I take the point, but one thing we've learned in trying to have a sizeable online forum where the values are 'civil and substantive' is how destructive the little jabs can be. If we're to have the intelligent discussion you speak of, we all need to edit our jabs. It takes discipline, and there's a cost (a certain blandness), but it's necessary. I've had to learn this the hard way, and am far from the only one.

I've often wondered why jabs, swipes and sarcasm are so corrosive on HN when anyone who knows about the history of discourse knows what a lively role they have played. Literary wit, especially, is frequently scathing—both an art and a sport. Not having an answer to that is why it took me so long to learn not to engage that way on HN.

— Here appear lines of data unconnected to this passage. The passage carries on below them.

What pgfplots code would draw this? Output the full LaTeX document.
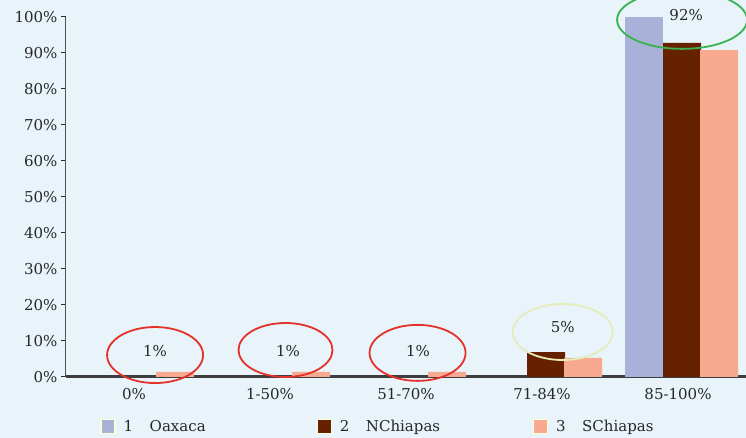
\documentclass[border=0pt]{standalone}
\usepackage{pgfplots}
\pgfplotsset{compat=1.18}
\usepackage{fontspec}
\setmainfont{DejaVu Serif}
\usetikzlibrary{backgrounds}
\definecolor{bgc}{RGB}{232,243,250}
\definecolor{oax}{RGB}{168,178,216}
\definecolor{nch}{RGB}{102,34,0}
\definecolor{sch}{RGB}{248,170,144}
\definecolor{txt}{RGB}{40,40,40}
\definecolor{ringred}{RGB}{228,50,42}
\definecolor{ringyel}{RGB}{230,236,185}
\definecolor{ringgrn}{RGB}{58,178,80}
\begin{document}
\begin{tikzpicture}[font=\fontsize{15}{18}\selectfont]
\begin{axis}[
  scale only axis, width=680pt, height=360pt,
  xmin=-0.5, xmax=4.5, ymin=0, ymax=100,
  ybar=0pt, bar width=38pt,
  axis lines*=left,
  x axis line style={line width=3pt, draw=txt!90},
  y axis line style={line width=1pt, draw=txt!80},
  xtick={0,1,2,3,4},
  xticklabels={0\%,1-50\%,51-70\%,71-84\%,85-100\%},
  major x tick style={draw=none},
  extra x ticks={0.5,1.5,2.5,3.5},
  extra x tick labels={},
  extra x tick style={major tick length=6pt, tick align=outside, tick style={draw=txt, line width=1pt}},
  ytick={0,10,...,100},
  yticklabel={\pgfmathprintnumber{\tick}\%},
  /pgf/number format/assume math mode=true,
  y tick style={draw=txt, line width=1pt},
  major tick length=5pt, tick align=outside,
  ticklabel style={text=txt},
  xticklabel style={yshift=-3pt},
  clip=false,
  legend columns=3,
  legend style={draw=none, fill=none, at={(axis cs:-0.27,-13.8)}, anchor=west,
    /tikz/every odd column/.append style={column sep=6pt},
    /tikz/every even column/.append style={column sep=7pt}},
  legend image code/.code={\draw[#1, draw=white!85!yellow, line width=1.2pt] (0pt,-7pt) rectangle (14pt,7pt);},
]
\addplot[fill=oax, draw=none, bar shift=-34pt] coordinates {(4,100)};
\addlegendentry{\makebox[184pt][l]{\color{txt}1\hspace{1.1em}Oaxaca}}
\addplot[fill=nch, draw=none, bar shift=4pt] coordinates {(3,6.9) (4,92.8)};
\addlegendentry{\makebox[184pt][l]{\color{txt}2\hspace{1.1em}NChiapas}}
\addplot[fill=sch, draw=none, bar shift=41pt] coordinates {(0,1.4) (1,1.4) (2,1.4) (3,5.3) (4,90.8)};
\addlegendentry{\makebox[100pt][l]{\color{txt}3\hspace{1.1em}SChiapas}}
% annotation rings
\draw[ringred, line width=1.8pt] (axis cs:0.155,6.1) ellipse [x radius=48pt, y radius=28pt];
\draw[ringred, line width=1.8pt] (axis cs:1.114,7.5) ellipse [x radius=47pt, y radius=27pt];
\draw[ringred, line width=1.8pt] (axis cs:2.085,6.7) ellipse [x radius=48pt, y radius=28pt];
\draw[ringyel, line width=1.8pt] (axis cs:3.152,12.5) ellipse [x radius=50pt, y radius=28pt];
\draw[ringgrn, line width=1.8pt] (axis cs:4.03,99.2) ellipse [x radius=65pt, y radius=29pt];
\node[text=txt] at (axis cs:0.154,7.3) {1\%};
\node[text=txt] at (axis cs:1.133,7.3) {1\%};
\node[text=txt] at (axis cs:2.089,7.3) {1\%};
\node[text=txt] at (axis cs:3.152,14.0) {5\%};
\node[text=txt] at (axis cs:4.06,100.6) {92\%};
\coordinate (sw) at (rel axis cs:0,0);
\coordinate (ne) at (rel axis cs:1,1);
\end{axis}
\begin{pgfonlayer}{background}
\fill[bgc] ([xshift=-66pt,yshift=-61pt]sw) rectangle ([yshift=17pt]ne);
\end{pgfonlayer}
\pgfresetboundingbox
\useasboundingbox ([xshift=-66pt,yshift=-61pt]sw) rectangle ([yshift=17pt]ne);
\end{tikzpicture}
\end{document}
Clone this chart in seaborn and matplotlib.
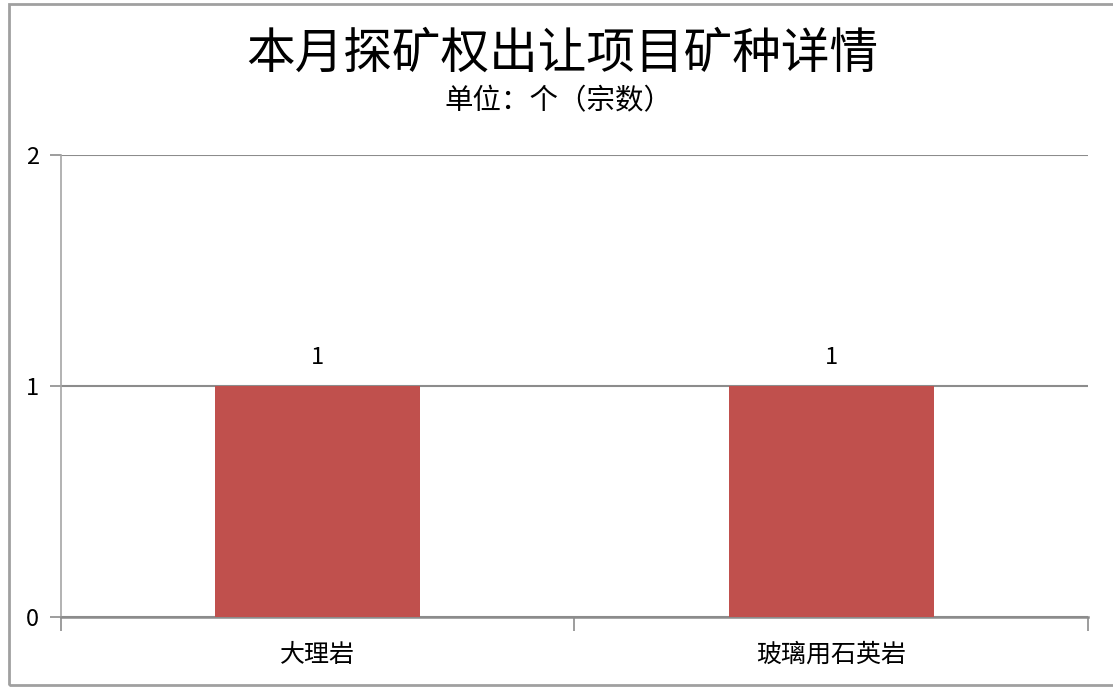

But I think I know the answer now. It's because this community is many orders of magnitude larger than those were, and so the lowest common denominator is both much nearer and much suckier. Keeping that at bay is HN's major task, and the main purpose of the site guidelines. It makes the discourse a little more bland, but the alternative is not lively exchanges of high wit, it's YouTube comments.

The point regarding literary wit is well taken, and I think it works so wonderfully in "real" literature is the difficulty and delay in responses. Folks have to be pretty vindictive to carry their gut angry response all the way through to publishing, whereas here, all I have to do is hit "reply".